Example questions or scenarios:
- "Walk us through the most challenging roadblock in your thesis research and how you engineered a solution."
- "If you had to explain the core mechanism of your predictive model to a formulation chemist, how would you do it?"
- "How did you validate the results of your research, and what were the confidence intervals of your findings?"
Applied Case Studies (Product & Formulation)
The onsite case study is the most challenging technical hurdle. You will be given a realistic scenario—often mirroring the exact work the team is doing, such as developing a biodegradable polymer for a new hair product.
- Why it matters: L'Oréal needs to know you can translate abstract data science concepts into physical product innovation.
- How it is evaluated: You are judged on how you structure the problem, the data you request, the models you propose, and how you factor in external constraints like sustainability and cost.
- What strong performance looks like: You ask clarifying questions about the chemical or physical properties of the product, propose a robust modeling approach, and clearly explain how the model's output will guide the R&D team.
Be ready to go over:
- Feature engineering – Creating features from chemical properties, consumer usage data, or environmental factors.
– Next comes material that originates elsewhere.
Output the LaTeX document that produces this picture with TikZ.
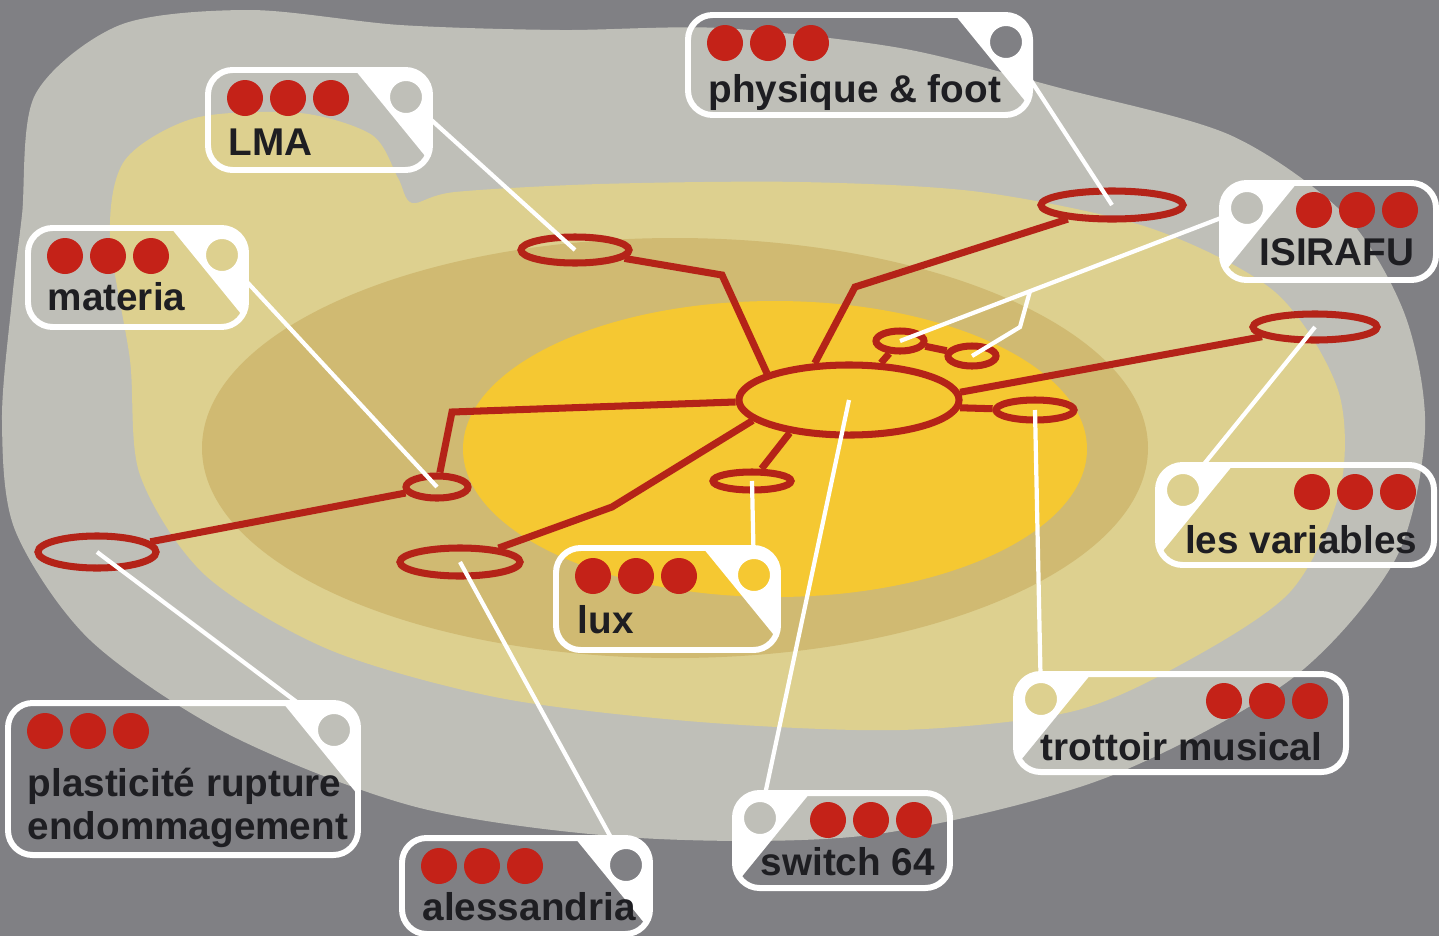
\documentclass[tikz,border=0pt]{standalone}
\usepackage{fontspec}
\setmainfont{Liberation Sans}
\usetikzlibrary{shapes.geometric}

\definecolor{bgdark}{RGB}{128,128,132}
\definecolor{bglight}{RGB}{191,191,184}
\definecolor{pale}{RGB}{221,208,143}
\definecolor{khaki}{RGB}{208,186,114}
\definecolor{sun}{RGB}{245,200,50}
\definecolor{netred}{RGB}{180,35,24}
\definecolor{dotred}{RGB}{196,34,24}
\definecolor{ink}{RGB}{30,30,34}

\tikzset{
  ring/.style={ellipse, draw=netred, line width=2pt, inner sep=0pt},
  link/.style={draw=netred, line width=2pt},
  wire/.style={draw=white, line width=1.2pt},
  tagline/.style={draw=white, line width=1.7pt, rounded corners=7pt},
  hole/.style={circle, minimum size=0.32cm, inner sep=0pt},
  dot/.style={fill=dotred},
  lbl/.style={text=ink, font=\fontsize{11}{12}\selectfont\bfseries, inner sep=0pt},
}

% tag with the hole at the top right / top left
\def\tagR#1(#2,#3)(#4,#5){%
  \begin{scope}
    \clip[rounded corners=7pt] (#2,#3) rectangle (#4,#5);
    \fill[white, even odd rule] (#4-75,#3) -- (#4,#3) -- (#4,#3+92) -- cycle (#4-24,#3+27) circle[radius=16];
  \end{scope}
  \draw[tagline] (#2,#3) rectangle (#4,#5);
  \node[hole] (#1) at (#4-24,#3+27) {};
  \foreach \i in {0,1,2} \fill[dot] (#2+37+43*\i,#3+28) circle[radius=18];
}
\def\tagL#1(#2,#3)(#4,#5){%
  \begin{scope}
    \clip[rounded corners=7pt] (#2,#3) rectangle (#4,#5);
    \fill[white, even odd rule] (#2+75,#3) -- (#2,#3) -- (#2,#3+92) -- cycle (#2+25,#3+25) circle[radius=16];
  \end{scope}
  \draw[tagline] (#2,#3) rectangle (#4,#5);
  \node[hole] (#1) at (#2+25,#3+25) {};
  \foreach \i in {0,1,2} \fill[dot] (#4-36-43*\i,#3+27) circle[radius=18];
}

\begin{document}
\begin{tikzpicture}[x=0.01cm, y=-0.01cm]
  \useasboundingbox (0,0) rectangle (1439,936);

  %%% background
  \fill[bgdark] (0,0) rectangle (1439,936);
  \fill[bglight] plot[smooth cycle] coordinates {(22,215) (35,95) (120,25) (250,10) (400,25) (560,30) (720,28) (900,48) (1060,88) (1230,135) (1345,215) (1405,315) (1425,430) (1395,560) (1290,680) (1100,780) (870,835) (640,838) (420,808) (230,735) (90,640) (15,530) (2,420) (12,300)};
  \fill[pale] plot[smooth cycle] coordinates {(110,235) (125,160) (195,118) (300,113) (372,135) (398,178) (412,203) (455,192) (600,184) (800,182) (980,192) (1150,228) (1275,292) (1338,390) (1340,490) (1290,592) (1180,665) (1070,712) (900,730) (700,722) (500,698) (330,650) (205,575) (140,475) (130,360)};
  \fill[khaki] (675,448) ellipse[x radius=473, y radius=210];
  \fill[sun] (775,449) ellipse[x radius=312, y radius=148];

  %%% network
  \node[ring, minimum width=2.2cm, minimum height=0.7cm] (eHub) at (849,400) {};
  \node[ring, minimum width=1.08cm, minimum height=0.26cm] (eLMA) at (575,250) {};
  \node[ring, minimum width=1.42cm, minimum height=0.28cm] (ePhys) at (1112,205) {};
  \node[ring, minimum width=0.48cm, minimum height=0.2cm] (eIsiA) at (900,341) {};
  \node[ring, minimum width=0.48cm, minimum height=0.2cm] (eIsiB) at (972,356) {};
  \node[ring, minimum width=1.24cm, minimum height=0.26cm] (eVar) at (1315,327) {};
  \node[ring, minimum width=0.78cm, minimum height=0.2cm] (eTrot) at (1035,410) {};
  \node[ring, minimum width=0.78cm, minimum height=0.18cm] (eLux) at (752,481) {};
  \node[ring, minimum width=1.2cm, minimum height=0.28cm] (eAle) at (460,562) {};
  \node[ring, minimum width=0.62cm, minimum height=0.22cm] (eMat) at (437,487) {};
  \node[ring, minimum width=1.18cm, minimum height=0.32cm] (ePla) at (97,552) {};

  \coordinate (kLMA) at (722,275);
  \coordinate (kPhys) at (855,287);
  \coordinate (kMat) at (452,412);
  \coordinate (kAle) at (612,507);

  \draw[link] (eHub.162) -- (kLMA) -- (eLMA);
  \draw[link] (eHub.133) -- (kPhys) -- (ePhys);
  \draw[link] (eHub) -- (eIsiA);
  \draw[link] (eIsiA) -- (eIsiB);
  \draw[link] (eHub.4) -- (eVar);
  \draw[link] (eHub.356) -- (eTrot);
  \draw[link] (eHub.181) -- (kMat) -- (eMat);
  \draw[link] (eMat) -- (ePla);
  \draw[link] (eHub.192) -- (kAle) -- (eAle);
  \draw[link] (eHub.209) -- (eLux);

  %%% tags
  \tagR{hLMA}(208,70)(430,170)
  \tagR{hPhys}(688,15)(1030,115)
  \tagL{hIsi}(1222,183)(1436,280)
  \tagR{hMat}(28,228)(246,327)
  \tagL{hVar}(1158,465)(1434,565)
  \tagR{hLux}(556,548)(778,650)
  \tagL{hTrot}(1016,674)(1346,772)
  \tagR{hPla}(8,703)(358,855)
  \tagR{hAle}(402,838)(650,934)
  \tagL{hSw}(735,793)(950,888)

  \node[lbl, anchor=base west] (tLMA) at (228,155) {LMA};
  \node[lbl, anchor=base west] (tPhys) at (708,102) {physique \& foot};
  \node[lbl, anchor=base east] (tIsi) at (1415,265) {ISIRAFU};
  \node[lbl, anchor=base west] (tMat) at (47,310) {materia};
  \node[lbl, anchor=base east] (tVar) at (1418,553) {les variables};
  \node[lbl, anchor=base west] (tLux) at (577,633) {lux};
  \node[lbl, anchor=base west] (tTrot) at (1040,760) {trottoir musical};
  \node[lbl, anchor=base west, align=left] (tPla) at (27,839) {plasticité rupture\\endommagement};
  \node[lbl, anchor=base west] (tAle) at (422,920) {alessandria};
  \node[lbl, anchor=base west] (tSw) at (760,875) {switch 64};

  %%% wires
  \coordinate (kIsi) at (1030,291);
  \coordinate (kIsiB) at (1020,327);
  \draw[wire] (hLMA) -- (eLMA.center);
  \draw[wire] (hPhys) -- (ePhys.center);
  \draw[wire] (hIsi) -- (eIsiA.center);
  \draw[wire] (kIsi) -- (kIsiB) -- (eIsiB.center);
  \draw[wire] (hMat) -- (eMat.center);
  \draw[wire] (hVar) -- (eVar.center);
  \draw[wire] (hLux) -- (eLux.center);
  \draw[wire] (hTrot) -- (eTrot.center);
  \draw[wire] (hPla) -- (ePla.center);
  \draw[wire] (hAle) -- (eAle.center);
  \draw[wire] (hSw) -- (eHub.center);
\end{tikzpicture}
\end{document}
- Predictive modeling – Proposing regression or classification models to predict product efficacy or stability.
- Optimization – Using data to find the optimal balance between performance, cost, and biodegradability.
- Advanced concepts (less common) – Molecular informatics, bioinformatics, or specialized time-series forecasting for supply chain.
Example questions or scenarios:
- "We are developing a new biodegradable polymer. What data would you need to predict its breakdown rate over a 12-month period?"
- "How would you design an A/B test to compare the consumer perception of a new eco-friendly shampoo versus our traditional formula?"
- "Walk us through how you would handle a dataset where the chemical formulation data is highly dimensional but the sample size is very small."
Domain Knowledge & Sustainability Alignment
L'Oréal is deeply committed to sustainability and innovation. Your understanding of these themes is evaluated throughout the process.
- Why it matters: The company’s "L'Oréal for the Future" program dictates that all new products must have an improved environmental or social profile. Your models will help prove this.
- How it is evaluated: Interviewers will ask behavioral and strategic questions to gauge your awareness of green chemistry, sustainable sourcing, and eco-design.
- What strong performance looks like: A candidate who proactively incorporates sustainability metrics into their case study answers and shows genuine enthusiasm for eco-conscious innovation.
Be ready to go over:
- Green metrics – Understanding how to measure and model carbon footprint, water usage, or biodegradability.
- Industry trends – Awareness of how AI is transforming the beauty and FMCG (Fast-Moving Consumer Goods) sectors.
- Cross-functional empathy – Showing an understanding of the constraints faced by packaging engineers and formulation scientists.
Example questions or scenarios:
- "How would you incorporate sustainability constraints into a machine learning model designed to optimize a product's formula?"
- "Tell me about a time you had to balance innovation with strict regulatory or environmental constraints."
- "Why are you specifically interested in applying data science to the beauty and cosmetics industry?"